Climats #35 : Mess Esque, André Breton

L’été indien est- il propice à la mélancolie givrée de The Chameleons ?
Et écouter LCD Soundsystem sans devoir danser, est-ce possible ?

Climats met en avant disques et livres selon les aléas de la météo.

L’aube qui revient

Que devient pour nous une chanson lorsque celle-ci rencontre une annonce douloureuse ? La semaine qui vient de s’écouler, je n’ai pas pu écouter un seul disque du groupe Low. Leur musique me semblait trop frontale avec la disparition de Mimi Parker, devenant presque repoussante, du moins me fallait-il l’éviter. C’est avec ces hasardeux et prodigieux détours que l’on finit par tomber sur la musique qui convient à la tristesse – cette musique qui, on le sait, va nous accompagner. Pour tout dire, elle s’impose d’elle-même et on l’entend surgir en nous. Dans le Sweetspot du groupe Mess Esque, je retrouve des éléments qui restituent sans doute un peu la présence de Mimi Parker. Cette douceur et sa répétition d’abord, puis, le temps profond de la composition qui s’écoule majestueusement. C’est un duo aussi et ça, je ne le savais pas. Mick Turner des Dirty Three rencontre Helen Franzmann durant le premier confinement. Ils s’échangent des missives musicales entre Brisbane et Melbourne. Leur complicité est évidente, lumineuse. Elle reproduit, peut-être, ce qui était amené à disparaître ailleurs. Alors j’ai écouté, avec obsession, les deux albums de Mess Esque tout en pensant écouter un autre groupe. Un fantôme… Voilà, ce que devient pour nous, une chanson lorsque celle-ci rencontre une annonce douloureuse.

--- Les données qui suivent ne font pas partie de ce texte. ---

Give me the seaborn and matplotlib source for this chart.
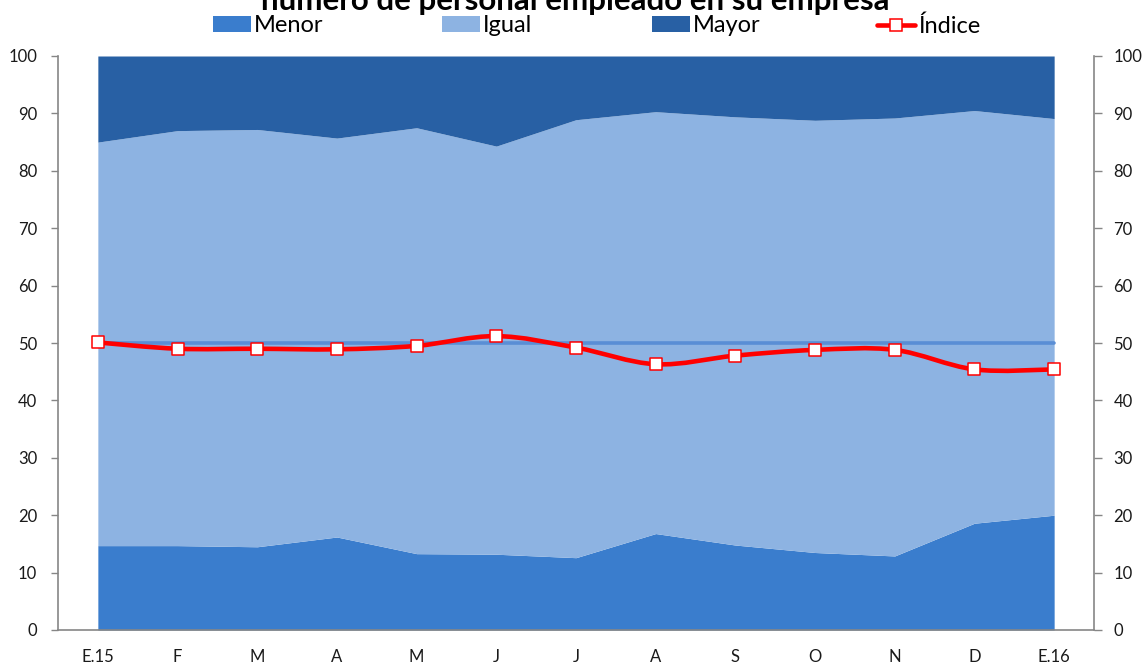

L’ivresse des constellations

Qui est Léona Delcourt ? C’est avec cette interrogation, qui a tout d’un impératif au final, que l’on entre dans ce merveilleux ouvrage. Nadja, un itinéraire surréaliste est un livre expérience. Écrit et conçu au Manoir d’Ango par André Breton, Nadja est aussi un cheminement à deux. Car l’empreinte de Léona Delcourt transparaît entre chaque page. Celle-ci donna à Breton, un carnet rempli de sa propre interprétation concernant leur rencontre. Très structuré, sous l’apparence d’un pur hasard, Nadja met en place une série d’illustrations qu’André Breton voulait anti-littéraire. Ces irruptions d’images devaient déconstruire toute description. On demeure fasciné, en parcourant ces pages, combien le mouvement surréaliste fut pluri-disciplinaire. La psychanalyse, le hasard objectif, les arts premiers, la rencontre, l’amour fou et Paris tournoient ensemble terriblement. Breton avait un désir de métamorphose et de contrôle incroyable. Il pouvait approfondir des théories mathématiques pour les voir partir en flammes, suite à une intuition sortie d’une de ses lectures d’un ouvrage ésotérique. Portraits d’aimées, poésie en magma et la beauté des rues sont les constellations de ce livre.


Nadja d’André Breton est paru le 25 mai 1928 chez nrf / Gallimard.
Le dernier album de Mess Esque est sorti l’an dernier sur Drag City.